Wittes’ partial view of the phone dragnet describes just one part of one part of the dragnet elephant. At both the NSA, the FBI, and local JTTFs (at a minimum) you’re not conceiving the dragnet unless you understand the implications of matching your phone records and email records to your financial purchases and Internet search cookies — and, your snail mail, which is ultimately just a part of the larger dragnet. Each of those dragnets has several interlocking forms, too. More Title III orders, more NSLs, more Section 215 orders, and more EO 12333 collection. All dumped into a black box that — even for the Section 215 phone dragnet — undergoes no apparent oversight.
But Wittes is by no means alone in his partial view of the dragnet elephant. We all suffer from it. Since the very start of the Snowden leaks, I have been trying hard to track how NSA data gets shared with other agencies (see, for example, NCTC, FBI and CIA, “Team Sport,” ATF). I suspect I’ve got as good an understanding of how this data worms its way through the government as anyone outside of some corners of government, but it still looks like an elephant trunk to me.

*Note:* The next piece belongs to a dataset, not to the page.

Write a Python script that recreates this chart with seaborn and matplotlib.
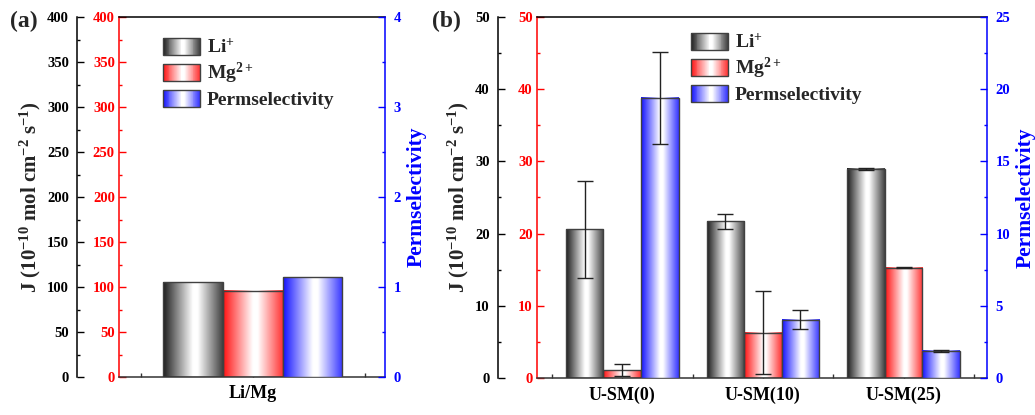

That, to me, is the real lesson from the focus on yet another dragnet available to yet more intelligence and law enforcement agencies. None of us yet have a good sense of the scope of the dragnet. It is, quite literally, inconceivable. And we have even less of an idea of what happens after the dragnet feeds all that data into a series of black boxes, most subject to very little oversight.
With each new elephant body part identified, we’d do well to remember, it’s just one more body part.